A common error: candidates compare $400k Wall Street offer to $400k tech offer as if they’re equivalent. They aren’t:

  • Wall Street $400k may be ~$280k cash + $120k deferred over 3 years. Year 1 take-home is much less than $400k.
  • Tech $400k may be ~$200k base + ~$200k RSUs vesting over 4 years. Year 1 take-home is also less than $400k, but the deferral is RSU vesting (no clawback for voluntary departure).

Key differences:

  • Tech RSUs vest regardless of why you leave (in most plans); Wall Street deferred comp is forfeited if you voluntarily leave. The retention pressure is much higher on Wall Street.
  • Tech RSUs are in a single public stock; Wall Street deferred comp may be in fund shares (less liquid, more concentrated to firm performance).
  • Wall Street bonuses scale dramatically year over year; tech RSUs are typically fixed at hire (with refresh grants based on performance).

Negotiating Deferred Comp

What’s negotiable

  • Sign-on bonus: often used to “make whole” candidates leaving deferred comp behind at their previous employer. Cash, vests immediately, no forfeiture in most cases.
  • Buyout / make-whole: at senior moves, firms often offer to replace your forfeited deferred comp from the previous employer. Verify the structure — some make-whole packages are themselves deferred.
  • Vesting acceleration on departure: sometimes negotiable, especially for senior senior roles. Standard for senior PE roles; variable elsewhere.
  • Investment choice: rarely negotiable. You take what the deferred-comp plan offers.

Common mistakes

  • Anchoring on total number: negotiating “I want $X total comp” without engaging with the cash / deferred split is naive.
  • Ignoring forfeiture: if you might leave in 18 months, deferred comp at year 3 is essentially worthless. Calibrate offer value accordingly.
  • Not asking about acceleration: termination-without-cause acceleration provisions are real value; many candidates don’t think to negotiate them.

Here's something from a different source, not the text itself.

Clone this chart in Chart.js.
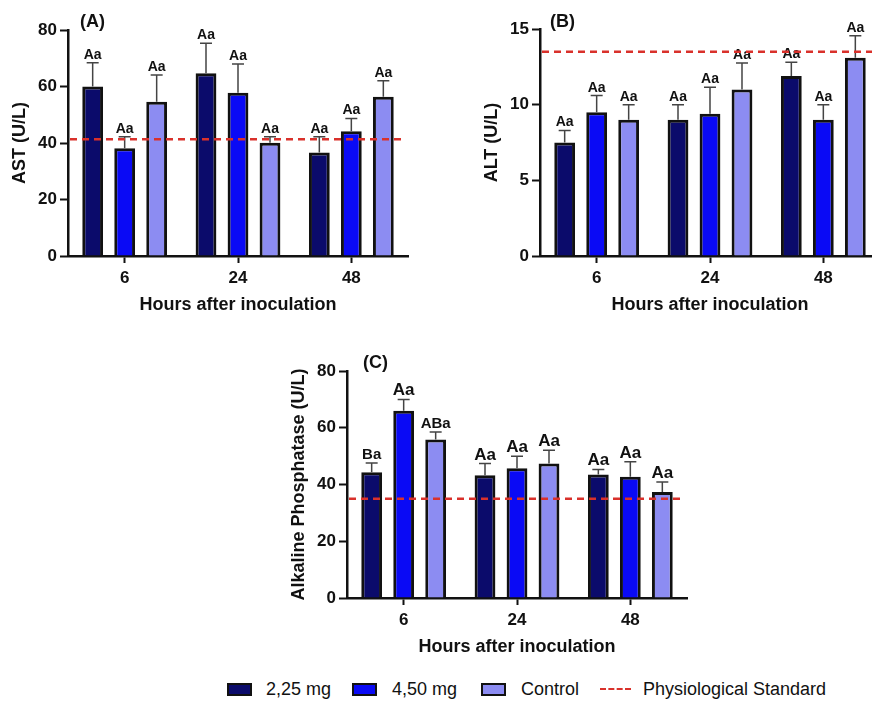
<!DOCTYPE html>
<html>
<head>
<meta charset="utf-8">
<script src="https://cdn.jsdelivr.net/npm/chart.js@4.4.1/dist/chart.umd.min.js"></script>
<style>
  body { margin: 0; width: 872px; height: 704px; overflow: hidden; position: relative; background: #fff;
         font-family: 'Liberation Sans', Arial, sans-serif; color: #111; }
  canvas { position: absolute; }
  .panel { position: absolute; font-weight: bold; font-size: 18px; line-height: 20px; }
  .leg { position: absolute; top: 678px; font-size: 18px; line-height: 22px; white-space: nowrap; }
  .box { position: absolute; top: 683px; width: 21px; height: 9px; border: 2px solid #111; }
  .dash { position: absolute; top: 688px; width: 31px; height: 0; border-top: 2.5px dashed #d9312b; }
</style>
</head>
<body>
<canvas id="astChart" width="430" height="320" style="left:0;top:0"></canvas>
<canvas id="altChart" width="460" height="320" style="left:430px;top:0"></canvas>
<canvas id="alpChart" width="440" height="322" style="left:270px;top:340px"></canvas>

<div class="panel" style="left:80px;top:11px">(A)</div>
<div class="panel" style="left:550px;top:11px">(B)</div>
<div class="panel" style="left:363px;top:352px">(C)</div>

<div class="box" style="left:227px;background:#0b0b6b"></div>
<div class="leg" style="left:266px">2,25 mg</div>
<div class="box" style="left:352px;background:#0a0af5"></div>
<div class="leg" style="left:392px">4,50 mg</div>
<div class="box" style="left:481px;background:#8c8cf2"></div>
<div class="leg" style="left:521px">Control</div>
<div class="dash" style="left:600px"></div>
<div class="leg" style="left:643px">Physiological Standard</div>

<script>
// Data
const hours = ['6', '24', '48'];
const groupNames = ['2,25 mg', '4,50 mg', 'Control'];

// AST (U/L)
const astLow = [60.0, 64.7, 36.6];
const astMid = [38.1, 57.8, 44.2];
const astCtrl = [54.6, 40.1, 56.4];
const astLowSd = [8.4, 10.6, 5.6];
const astMidSd = [4.1, 10.2, 4.5];
const astCtrlSd = [9.5, 2.1, 5.6];
const astLetters = [['Aa', 'Aa', 'Aa'], ['Aa', 'Aa', 'Aa'], ['Aa', 'Aa', 'Aa']];
const astStandard = 41.3;

// ALT (U/L)
const altLow = [7.5, 9.0, 11.9];
const altMid = [9.5, 9.4, 9.0];
const altCtrl = [9.0, 11.0, 13.1];
const altLowSd = [0.8, 1.0, 0.9];
const altMidSd = [1.1, 1.75, 1.0];
const altCtrlSd = [1.0, 1.75, 1.45];
const altLetters = [['Aa', 'Aa', 'Aa'], ['Aa', 'Aa', 'Aa'], ['Aa', 'Aa', 'Aa']];
const altStandard = 13.5;

// Alkaline Phosphatase (U/L)
const alpLow = [44.3, 43.3, 43.5];
const alpMid = [66.0, 45.7, 42.7];
const alpCtrl = [55.9, 47.4, 37.4];
const alpLowSd = [3.3, 4.1, 1.8];
const alpMidSd = [4.0, 4.3, 5.3];
const alpCtrlSd = [2.6, 4.7, 3.5];
const alpLetters = [['Ba', 'Aa', 'Aa'], ['Aa', 'Aa', 'Aa'], ['ABa', 'Aa', 'Aa']];
const alpStandard = 35;

const barColors = ['#0b0b6b', '#0a0af5', '#8c8cf2'];
const fontFamily = "'Liberation Sans', Arial, sans-serif";
Chart.defaults.font.family = fontFamily;
Chart.defaults.color = '#111';

// error bars, letters and the dashed reference line
const extrasPlugin = {
  id: 'extras',
  afterDatasetsDraw(chart, args, opts) {
    const { ctx, chartArea, scales: { y } } = chart;
    ctx.save();
    chart.data.datasets.forEach((ds, i) => {
      chart.getDatasetMeta(i).data.forEach((bar, j) => {
        const top = y.getPixelForValue(ds.data[j] + opts.errors[i][j]);
        ctx.strokeStyle = '#444';
        ctx.lineWidth = 1.5;
        ctx.beginPath();
        ctx.moveTo(bar.x, bar.y);
        ctx.lineTo(bar.x, top);
        ctx.moveTo(bar.x - 6, top);
        ctx.lineTo(bar.x + 6, top);
        ctx.stroke();

        const label = opts.letters[i][j];
        const size = label.includes('B') ? opts.smallSize : opts.letterSize;
        ctx.font = 'bold ' + size + 'px ' + fontFamily;
        ctx.fillStyle = '#111';
        ctx.textAlign = 'center';
        ctx.textBaseline = 'alphabetic';
        ctx.fillText(label, bar.x, top - 4);
      });
    });
    const ys = y.getPixelForValue(opts.standard);
    ctx.setLineDash([7, 5]);
    ctx.strokeStyle = '#d9312b';
    ctx.lineWidth = 2.5;
    ctx.beginPath();
    ctx.moveTo(chartArea.left + 2, ys);
    ctx.lineTo(chartArea.right - 2, ys);
    ctx.stroke();
    ctx.restore();
  }
};

function makePanel(id, cfg) {
  const series = [cfg.low, cfg.mid, cfg.ctrl];
  return new Chart(document.getElementById(id), {
    type: 'bar',
    data: {
      labels: hours,
      datasets: series.map((d, i) => ({
        label: groupNames[i],
        data: d,
        backgroundColor: barColors[i],
        borderColor: '#111',
        borderWidth: 3,
        categoryPercentage: 0.847,
        barPercentage: 0.65
      }))
    },
    options: {
      responsive: false,
      animation: false,
      layout: { padding: cfg.padding },
      plugins: {
        legend: { display: false },
        tooltip: { enabled: false },
        extras: {
          errors: cfg.sd,
          letters: cfg.letters,
          standard: cfg.standard,
          letterSize: cfg.letterSize,
          smallSize: cfg.smallSize
        }
      },
      scales: {
        x: {
          afterFit: s => { s.height = cfg.xHeight; },
          grid: { offset: false, drawOnChartArea: false, tickLength: 7, tickColor: '#111', tickWidth: 2 },
          border: { color: '#111', width: 2.5 },
          ticks: { padding: 5, font: { size: 17, weight: 'bold' }, color: '#111' },
          title: { display: true, text: 'Hours after inoculation', padding: { top: 4, bottom: 4 },
                   font: { size: 18, weight: 'bold' }, color: '#111' }
        },
        y: {
          min: 0,
          max: cfg.yMax,
          afterFit: s => { s.width = 68; },
          grid: { drawOnChartArea: false, tickLength: 8, tickColor: '#111', tickWidth: 2 },
          border: { color: '#111', width: 2.5 },
          ticks: { stepSize: cfg.yStep, padding: 3, font: { size: 17, weight: 'bold' }, color: '#111' },
          title: { display: true, text: cfg.yTitle, padding: { top: 9, bottom: 0 },
                   font: { size: 18, weight: 'bold' }, color: '#111' }
        }
      }
    },
    plugins: [extrasPlugin]
  });
}

makePanel('astChart', {
  low: astLow, mid: astMid, ctrl: astCtrl,
  sd: [astLowSd, astMidSd, astCtrlSd], letters: astLetters, standard: astStandard,
  yMax: 80, yStep: 20, yTitle: 'AST (U/L)',
  padding: { left: 0, top: 30, right: 22, bottom: 0 }, xHeight: 64,
  letterSize: 14, smallSize: 14
});

makePanel('altChart', {
  low: altLow, mid: altMid, ctrl: altCtrl,
  sd: [altLowSd, altMidSd, altCtrlSd], letters: altLetters, standard: altStandard,
  yMax: 15, yStep: 5, yTitle: 'ALT (U/L)',
  padding: { left: 42, top: 29, right: 10, bottom: 0 }, xHeight: 64,
  letterSize: 14, smallSize: 14
});

makePanel('alpChart', {
  low: alpLow, mid: alpMid, ctrl: alpCtrl,
  sd: [alpLowSd, alpMidSd, alpCtrlSd], letters: alpLetters, standard: alpStandard,
  yMax: 80, yStep: 20, yTitle: 'Alkaline Phosphatase (U/L)',
  padding: { left: 9, top: 31, right: 23, bottom: 0 }, xHeight: 64,
  letterSize: 17, smallSize: 15
});
</script>
</body>
</html>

Frequently Asked Questions

What percentage of bonus is typically deferred at investment banks?

For VP and above: 30–50% of bonus is typical. For analyst / associate, often less than 25%. Specific percentages vary year to year and by firm. Goldman Sachs and Morgan Stanley have historically been more deferral-heavy than JPMorgan. The exact split is disclosed at offer time.

Can I negotiate to have less of my comp deferred?

Generally no. Deferral percentages are firm-wide policy at most banks, especially post-2008 regulatory framework. What you can negotiate is the total comp, sign-on bonus, and (for senior moves) buyout of forfeited prior-employer deferred comp.

What happens if I leave before my deferred comp vests?

Voluntary departure: typically forfeited entirely. Termination without cause: variable — sometimes accelerated, sometimes pro-rated, sometimes forfeited (firm-by-firm). Termination for cause: forfeited and possibly clawed back from already-vested portions. Disability / death: typically accelerates and pays out. The exact rules are in the deferred-comp plan document; read it before signing.

How does deferred comp at hedge funds differ from banks?

Hedge funds typically defer larger percentages and tie payouts to fund performance more directly. PMs at pod-shops often have 50% of bonus deferred and invested in the firm’s flagship fund — so the deferred amount can grow or shrink based on fund returns. This creates substantially more variance in actual payouts than at banks.

Is deferred comp tax-deductible at the time of grant?

For US-based employees, deferred comp under IRC 409A is generally taxable when paid (vests), not when granted. So you owe income tax on the year of vesting, at the value at vesting. Some structures (like real RSUs) follow standard RSU tax treatment. Tax treatment varies significantly by structure; consult a tax professional for senior-level offers.